The A shares market, which was restricted to domestic investors, was open for full-day trading on Sunday to compensate for its Friday close for the New Year.
On the back of Mr Li's visit, the Credit Lyonnais Shenzhen A Index was driven up 6.07 per cent to 2,396.36.
The stock market returned to normal yesterday with the A index slightly down and B shares in featureless trading.
''The confirmed news of Mr Li's visit is expected to spur buying interest in the market, but people here will not believe that the coming of a high-ranking official will have any long lasting effect,'' a Shenzhen broker said.
Security near the building was still tight yesterday, according to Shenzhen sources.
In Beijing, the Information Office of the State Council refused immediate comment on Mr Li's visit.
Spokesman for the Shenzhen government, Mr Huang Xinhua, said it was not unusual for senior leaders to visit Shenzhen because they were concerned about the development of the city.
He noted that many Chinese leaders like senior leader Mr Deng Xiaoping and party chief Mr Jiang Zemin had visited Shenzhen before.
''Such visits show that the central leaders are concerned about Shenzhen's construction and development,'' Mr Huang said.

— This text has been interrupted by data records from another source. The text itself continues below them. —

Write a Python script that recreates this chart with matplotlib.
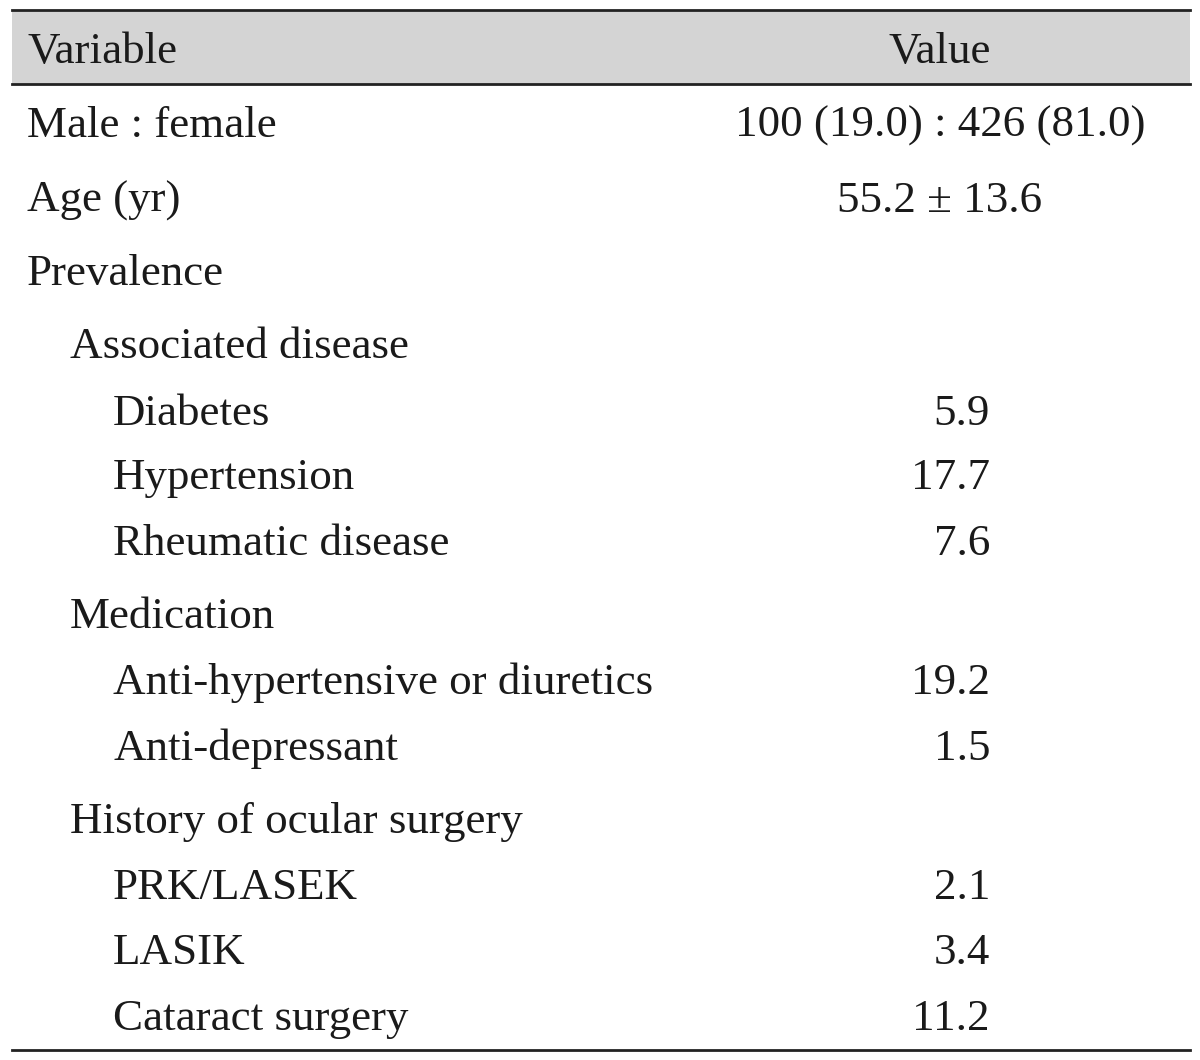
import matplotlib.pyplot as plt
from matplotlib.patches import Rectangle

plt.rcParams['font.family'] = ['Liberation Serif', 'DejaVu Serif']

# table content
header = ['Variable', 'Value']
labels = ['Male : female', 'Age (yr)', 'Prevalence',
          'Associated disease', 'Diabetes', 'Hypertension', 'Rheumatic disease',
          'Medication', 'Anti-hypertensive or diuretics', 'Anti-depressant',
          'History of ocular surgery', 'PRK/LASEK', 'LASIK', 'Cataract surgery']
levels = [0, 0, 0, 1, 2, 2, 2, 1, 2, 2, 1, 2, 2, 2]
values = ['100 (19.0) : 426 (81.0)', '55.2 \u00b1 13.6', '',
          '', '5.9', '17.7', '7.6',
          '', '19.2', '1.5',
          '', '2.1', '3.4', '11.2']
centered = [True, True, False, False, False, False, False,
            False, False, False, False, False, False, False]
baselines = [137, 212, 285, 358, 425, 489, 555, 628, 694, 760, 833, 899, 964, 1030]

W, H = 1200, 1060
fig = plt.figure(figsize=(W / 100, H / 100), dpi=100)
ax = fig.add_axes([0, 0, 1, 1])
ax.set_xlim(0, W)
ax.set_ylim(H, 0)
ax.axis('off')

x0, x1 = 12, 1190
fs = 32.4

# header band and rules
ax.add_patch(Rectangle((x0, 10), x1 - x0, 74, facecolor='#d4d4d4', edgecolor='none'))
ax.plot([x0, x1], [10, 10], color='#222222', lw=2)
ax.plot([x0, x1], [84, 84], color='#222222', lw=2)
ax.plot([x0, x1], [1050, 1050], color='#222222', lw=2)

ax.text(27, 63, header[0], fontsize=fs, va='baseline', ha='left', color='#1a1a1a')
ax.text(940, 63, header[1], fontsize=fs, va='baseline', ha='center', color='#1a1a1a')

for lab, lv, val, c, y in zip(labels, levels, values, centered, baselines):
    ax.text(27 + 43 * lv, y, lab, fontsize=fs, va='baseline', ha='left', color='#1a1a1a')
    if val:
        if c:
            ax.text(940, y, val, fontsize=fs, va='baseline', ha='center', color='#1a1a1a')
        else:
            ax.text(990, y, val, fontsize=fs, va='baseline', ha='right', color='#1a1a1a')

fig.savefig('out.png', dpi=100)
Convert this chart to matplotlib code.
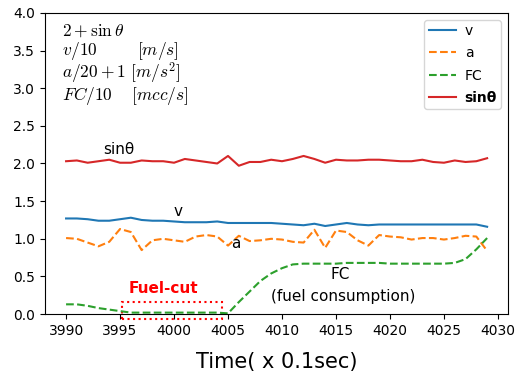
import matplotlib
matplotlib.use("Agg")
import matplotlib.pyplot as plt
from matplotlib.patches import Rectangle

plt.rcParams['mathtext.fontset'] = 'cm'

# time steps (x 0.1 sec)
t = list(range(3990, 4030))

sin_theta = [2.03, 2.04, 2.01, 2.03, 2.05, 2.01, 2.01, 2.04, 2.03, 2.03,
             2.01, 2.06, 2.04, 2.02, 2.00, 2.10, 1.97, 2.02, 2.02, 2.05,
             2.03, 2.06, 2.10, 2.06, 2.01, 2.05, 2.04, 2.04, 2.05, 2.05,
             2.04, 2.03, 2.03, 2.05, 2.02, 2.01, 2.04, 2.02, 2.03, 2.07]

v = [1.27, 1.27, 1.26, 1.24, 1.24, 1.26, 1.28, 1.25, 1.24, 1.24,
     1.23, 1.22, 1.22, 1.22, 1.23, 1.21, 1.21, 1.21, 1.21, 1.21,
     1.20, 1.19, 1.18, 1.20, 1.17, 1.19, 1.21, 1.19, 1.18, 1.19,
     1.19, 1.19, 1.19, 1.19, 1.19, 1.19, 1.19, 1.19, 1.19, 1.16]

a = [1.01, 1.00, 0.95, 0.90, 0.96, 1.13, 1.09, 0.85, 0.98, 1.00,
     0.98, 0.96, 1.03, 1.05, 1.03, 0.91, 1.04, 0.97, 0.98, 1.00,
     0.99, 0.96, 0.95, 1.12, 0.88, 1.11, 1.09, 0.98, 0.91, 1.05,
     1.03, 1.02, 0.99, 1.01, 1.01, 0.99, 1.01, 1.04, 1.03, 0.84]

fc = [0.13, 0.13, 0.11, 0.08, 0.06, 0.04, 0.02, 0.02, 0.02, 0.02,
      0.02, 0.02, 0.02, 0.02, 0.02, 0.01, 0.16, 0.30, 0.44, 0.54,
      0.61, 0.66, 0.67, 0.67, 0.67, 0.67, 0.68, 0.68, 0.68, 0.68,
      0.67, 0.67, 0.67, 0.67, 0.67, 0.67, 0.68, 0.73, 0.86, 1.01]

fig = plt.figure(figsize=(5.21, 3.78), dpi=100)
ax = fig.add_axes([0.0864, 0.169, 0.889, 0.797])

ax.plot(t, v, color='tab:blue', lw=1.5, label='v')
ax.plot(t, a, color='tab:orange', lw=1.5, ls='--', label='a')
ax.plot(t, fc, color='tab:green', lw=1.5, ls='--', label='FC')
ax.plot(t, sin_theta, color='tab:red', lw=1.5, label='sinθ')

ax.set_ylim(0, 4.0)
ax.set_xticks(range(3990, 4031, 5))
ax.set_yticks([0, 0.5, 1.0, 1.5, 2.0, 2.5, 3.0, 3.5, 4.0])
ax.tick_params(labelsize=10)
ax.set_xlabel('Time( x 0.1sec)', fontsize=15, labelpad=10)

leg = ax.legend(loc='upper right', fontsize=10, borderpad=0.3,
                labelspacing=0.6, handletextpad=0.6)
leg.get_texts()[3].set_fontweight('bold')

# formula box
ax.text(3989.6, 3.77, r'$2+\sin\theta$', fontsize=12.5, va='center')
ax.text(3989.6, 3.49, r'$v/10\quad\quad\ \ [m/s]$', fontsize=12.5, va='center')
ax.text(3989.6, 3.19, r'$a/20+1\ [m/s^2]$', fontsize=12.5, va='center')
ax.text(3989.6, 2.90, r'$FC/10\quad\ [mcc/s]$', fontsize=12.5, va='center')

# line labels
ax.text(3994.9, 2.18, 'sinθ', fontsize=11, ha='center', va='center')
ax.text(4000.4, 1.36, 'v', fontsize=11, ha='center', va='center')
ax.text(4005.7, 0.94, 'a', fontsize=11, ha='center', va='center')
ax.text(4015.4, 0.52, 'FC', fontsize=11, ha='center', va='center')
ax.text(4015.7, 0.23, '(fuel consumption)', fontsize=11, ha='center', va='center')
ax.text(3999.0, 0.34, 'Fuel-cut', fontsize=11, ha='center', va='center',
        color='red', fontweight='bold')

ax.add_patch(Rectangle((3995.2, -0.07), 9.2, 0.225, fill=False,
                       ec='red', ls=':', lw=1.5, clip_on=False))

fig.savefig('out.png', dpi=100)
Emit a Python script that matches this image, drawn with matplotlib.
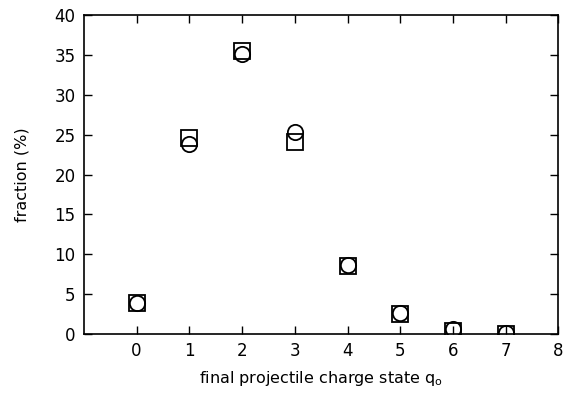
#!/usr/bin/env python3
"""Final projectile charge state distribution (squares vs circles)."""

import matplotlib
matplotlib.use('Agg')
import matplotlib.pyplot as plt

# ── data ─────────────────────────────────────────────────────
charge_state = [0, 1, 2, 3, 4, 5, 6, 7]
frac_square = [3.9, 24.6, 35.5, 24.1, 8.5, 2.5, 0.4, 0.0]
frac_circle = [3.9, 23.8, 35.1, 25.4, 8.7, 2.6, 0.6, 0.1]

x_ticks = list(range(0, 9))
y_ticks = list(range(0, 41, 5))

plt.rcParams['font.family'] = ['DejaVu Sans']

fig = plt.figure(figsize=(5.63, 3.99), dpi=100, facecolor='white')
ax = fig.add_axes([0.149, 0.163, 0.843, 0.799])

ax.plot(charge_state, frac_square, linestyle='none', marker='s', markersize=11,
        markerfacecolor='none', markeredgecolor='black', markeredgewidth=1.3)
ax.plot(charge_state, frac_circle, linestyle='none', marker='o', markersize=11,
        markerfacecolor='none', markeredgecolor='black', markeredgewidth=1.3)

ax.set_xlim(-1, 8)
ax.set_ylim(0, 40)
ax.set_xticks(x_ticks)
ax.set_yticks(y_ticks)
ax.tick_params(direction='in', top=True, right=True, length=6, width=1.0,
               labelsize=12, pad=6, labelright=False, labeltop=False)
for s in ax.spines.values():
    s.set_linewidth(1.2)

ax.set_xlabel('final projectile charge state q$_\\mathregular{o}$', fontsize=11.5,
              labelpad=6)
ax.set_ylabel('fraction (%)', fontsize=11.5, labelpad=18)

fig.savefig('out.png', dpi=100, facecolor='white')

A source said a special cultural performance would be arranged for Mr Li and his entourage.
Political analysts said visits by senior officials were usually significant. Mr Deng used his trip in late January and early February last year to launch a new drive for economic reform.
The result was a surge in China's economic growth to 12 per cent last year, double the original target set by Mr Li, a hardline conservative.
Official media have yet to report Mr Li's trip to Shenzhen, which as China's first special economic zone pioneered Mr Deng's free market reform policies more than a decade ago.
It has been reported that China would expand its stock market experiment this year by encouraging every province to list top companies and stringing together its first national network of securities brokers.
Shenzhen has proved an outstanding success in attracting billions of dollars of foreign investment, mostly through Hongkong. The stock market officially opened for Chinese citizens in 1991 and last February foreign investors were allowed to trade special B shares.
But last August a stock issuing exercise went disastrously wrong, provoking anti-corruption riots. While the stock market experiment was allowed to go ahead, Chinese leaders expressed concern that the market was overheating.